Add the lifestyle side (schools, villages, the coast, the Peninsula, the cultural pull) and you end up with a market people want to participate in, not just invest in.
In stable conditions, the top end tends to behave in a very predictable way. High-quality property trades on fundamentals rather than speculation. When the home is genuinely rare and beautifully marketed, it finds its buyer and that’s what makes the Melbourne environment attractive for both buyers and sellers.

Luxury for sale: 5 Glover Court, Toorak
The places to watch
When people ask me where Melbourne’s prestige market really “lives”, I start with the obvious one: Toorak. It’s still the flagship, not just because it’s fashionable, but because the land is scarce and the calibre of property is hard to replicate and, in most cases, irreplaceable.
From there, South Yarra, Armadale, Malvern and Kooyong form the core of the traditional prestige belt, the places buyers gravitate to when they want strong architecture, great schooling, and amenity.
Hawthorn, Kew and Canterbury continue to attract family buyers chasing scale, gardens and long-term stability.

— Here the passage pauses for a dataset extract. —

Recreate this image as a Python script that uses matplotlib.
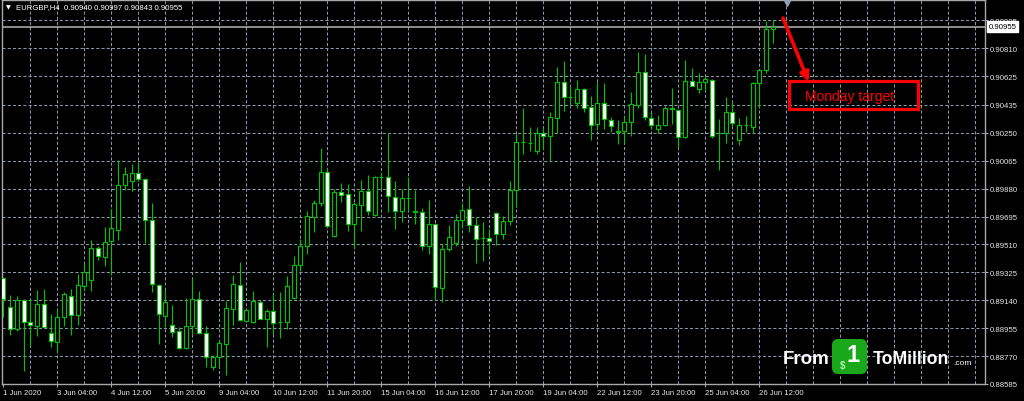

Then moving closer to the water, where Brighton anchors the bayside market, because that lifestyle pull doesn’t come and go with a cycle. And Albert Park and Middle Park sit in that tightly held city-fringe zone where proximity to the CBD and the beach is a rare combination, and supply never meets demand.
Then you’ve got the coastal favourites. Portsea and Sorrento are their own prestige ecosystem – oceans, golf, wineries, and a social scene that turns weekenders into forever homes.

Luxury for sale: 10 Port King Road, Portsea
The takeaway
Melbourne luxury is a long-game market, and that’s precisely why it holds its appeal. The best homes rarely come to market, and more buyers are planning for multi-generational living alongside wealth preservation.
That’s the scarcity premium and it’s what keeps Melbourne’s top end so investment-friendly, lifestyle-led, and desirable once you secure your piece.